Personally, I do not want to comment on matters affecting any of the political parties. However, since these parties are the common property of the Nigerian people, put in place to sustain the democracy project, there is no way a citizen could avoid making comments on some of their activities. It is in this light that I wish to say that the PDP derailed from the path of democracy during its recent convention in Abuja.  As Dr Ekwueme rightly put it, it was not a convention but a ‘pleasure jamboree” for the imposition of favoured candidates.  Democracy was put on its head in a manner that tells us what to expect in 2003.  The desire to occupy offices and remain in same, has been the greater pre-occupation of the PDP jamboree, and this is very unfortunate.

However, the new PDP Chairman, Dr. Audu Ogbe is a man of character and principle and deserves the position.  But how much would he be able to achieve in an environment hostile to true practice of democracy?  Would the anti-democratic elements within allow him carry out true democratic reforms within the party?

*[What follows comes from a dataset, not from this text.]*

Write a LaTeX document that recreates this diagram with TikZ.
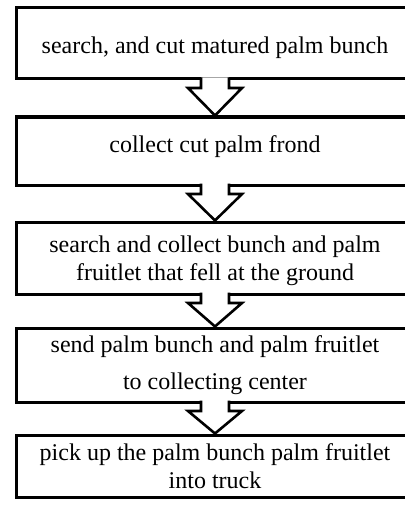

Finally, let our three political parties be told that they were never created to practice dictatorship, through election by selection.  Rather they were established to strengthen the democratic pillars. Anything short of this would diminish their democratic relevance.

Meanwhile, ASUU is again bracing up to embark, yet, on another strike over the issue of its members at the University of Ilorin.  This is not a good reason for ASSU to throw the  university system in to yet another chaos. In the last several years ASUU has been known for strikes than teaching.  In a situation where a four-year degree programme lasts six years to achieve, the moral sounding of lecturers becomes hollow. ASUU should, for once, turn its search light on some of the criminal things its members do, including paid handouts, for it to convince Nigerians that these members are not above the laws and rules of their respective universities, as in the case for which it wants the whole system to crumble.  It is inappropriate to disrupt a whole academic programme because of the cases of a few lecturers.  While it is important to listen to ASUU, sometimes it is becoming irritating as they cause frustration to both students and parent alike.

We as Nigerian ought to be disturbed by the several threats on the local government issue. In a civilized circumstance, all that needs be done is for aggrieved parties to take the matter to court.  This is the most acceptable way of doing things, not issuing threats over the matter.  Democracy has some responsibilities attached to its practice, one of which is the respect for the rule of law. For leaders to be threatening the country on a matter that could be settled in court amounts to undemocratic conduct.  Why are people behaving as if their entire political life depends on the dissolution of councils in March next year? There is something fishy about the threats coming out on the council issue such as to suggest some hidden agenda.  The states want more autonomy from the center but are not prepared to grant same to the council! Double Standard.